## START RECORD EXTRACTS

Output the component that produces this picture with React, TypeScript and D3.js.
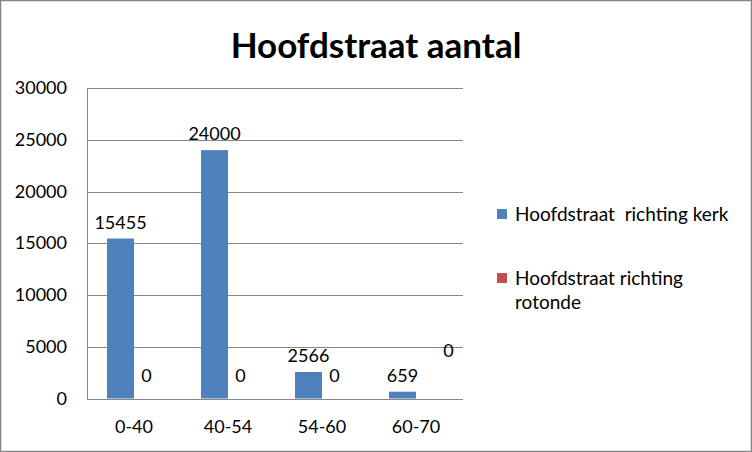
import { useMemo } from "react";
import * as d3 from "d3";

const categories = ["0-40", "40-54", "54-60", "60-70"];
const seriesNames = ["Hoofdstraat  richting kerk", "Hoofdstraat richting rotonde"];
const kerk = [15455, 24000, 2566, 659];
const rotonde = [0, 0, 0, 0];
const yTicks = [0, 5000, 10000, 15000, 20000, 25000, 30000];
const colors = ["#4F81BD", "#C0504D"];

const W = 752;
const H = 452;
const FONT = "Lato, 'Open Sans', sans-serif";

export default function App() {
  const plot = { left: 87, right: 463, top: 88, bottom: 398.5 };

  const x = useMemo(
    () => d3.scaleBand<string>().domain(categories).range([plot.left, plot.right]).padding(0),
    []
  );
  const xInner = useMemo(
    () => d3.scaleBand<number>().domain([0, 1]).range([0, x.bandwidth()]).paddingOuter(0.74).paddingInner(0),
    [x]
  );
  const y = useMemo(
    () => d3.scaleLinear().domain([0, 30000]).range([plot.bottom, plot.top]),
    []
  );

  const series = [kerk, rotonde];

  return (
    <div style={{ position: "absolute", left: 0, top: 0 }}>
      <svg width={W} height={H} style={{ display: "block", fontFamily: FONT }}>
        <rect x={0} y={0} width={W} height={H} fill="#fff" />
        <rect x={0.5} y={0.5} width={W - 1} height={H - 1} fill="none" stroke="#868686" strokeWidth={1.5} />

        <text x={376} y={58} textAnchor="middle" fontSize={35} fontWeight={700} fill="#000">
          Hoofdstraat aantal
        </text>

        {/* gridlines */}
        {yTicks.map((t) => (
          <line key={t} x1={plot.left} x2={plot.right} y1={Math.round(y(t)) + 0.5} y2={Math.round(y(t)) + 0.5} stroke="#868686" strokeWidth={1} />
        ))}
        <line x1={plot.left + 0.5} x2={plot.left + 0.5} y1={plot.top} y2={plot.bottom + 0.5} stroke="#868686" strokeWidth={1} />

        {yTicks.map((t) => (
          <text key={t} x={67} y={y(t) + 6} textAnchor="end" fontSize={18} fill="#000">
            {t}
          </text>
        ))}

        {categories.map((c) => (
          <text key={c} x={(x(c) ?? 0) + x.bandwidth() / 2} y={433} textAnchor="middle" fontSize={18} fill="#000">
            {c}
          </text>
        ))}

        {/* bars */}
        {series.map((vals, si) =>
          vals.map((v, i) => {
            const bx = (x(categories[i]) ?? 0) + (xInner(si) ?? 0);
            return (
              <rect key={`${si}-${i}`} x={bx} y={y(v)} width={xInner.bandwidth()} height={plot.bottom - y(v)} fill={colors[si]} />
            );
          })
        )}

        {/* data labels */}
        {series.map((vals, si) =>
          vals.map((v, i) => {
            const cx = (x(categories[i]) ?? 0) + (xInner(si) ?? 0) + xInner.bandwidth() / 2;
            // Excel pushed the last zero label up and right to avoid the 659 label
            const shifted = si === 1 && i === categories.length - 1;
            const lx = shifted ? cx + 19 : si === 1 ? cx - 1 : cx;
            const ly = shifted ? y(v) - 42 : si === 1 ? y(v) - 17 : y(v) - 10;
            return (
              <text key={`l${si}-${i}`} x={lx} y={ly} textAnchor="middle" fontSize={18} fill="#000">
                {v}
              </text>
            );
          })
        )}

        {/* legend */}
        <rect x={497} y={209} width={10} height={10} fill={colors[0]} />
        <text x={515} y={221} fontSize={19} fill="#000" style={{ whiteSpace: "pre" }}>
          {seriesNames[0]}
        </text>
        <rect x={497} y={273} width={10} height={10} fill={colors[1]} />
        <text x={515} y={285} fontSize={19} fill="#000">
          <tspan x={515}>Hoofdstraat richting</tspan>
          <tspan x={515} dy={24}>rotonde</tspan>
        </text>
      </svg>
    </div>
  );
}
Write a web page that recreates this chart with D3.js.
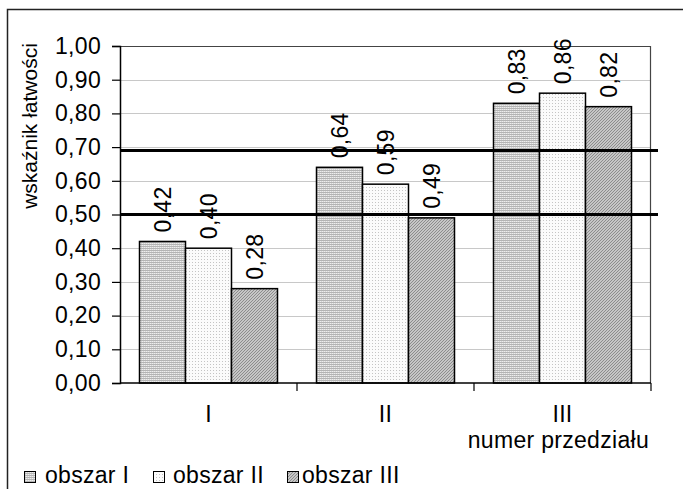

## END RECORD EXTRACTS

From the top of the listing above, repeat each line exactly until you reach the line containing "88, bottom: 398.5", and repeat that one too. Leave the pictures out.

Output the component that produces this picture with React, TypeScript and D3.js.
import { useMemo } from "react";
import * as d3 from "d3";

const categories = ["0-40", "40-54", "54-60", "60-70"];
const seriesNames = ["Hoofdstraat  richting kerk", "Hoofdstraat richting rotonde"];
const kerk = [15455, 24000, 2566, 659];
const rotonde = [0, 0, 0, 0];
const yTicks = [0, 5000, 10000, 15000, 20000, 25000, 30000];
const colors = ["#4F81BD", "#C0504D"];

const W = 752;
const H = 452;
const FONT = "Lato, 'Open Sans', sans-serif";

export default function App() {
  const plot = { left: 87, right: 463, top: 88, bottom: 398.5 };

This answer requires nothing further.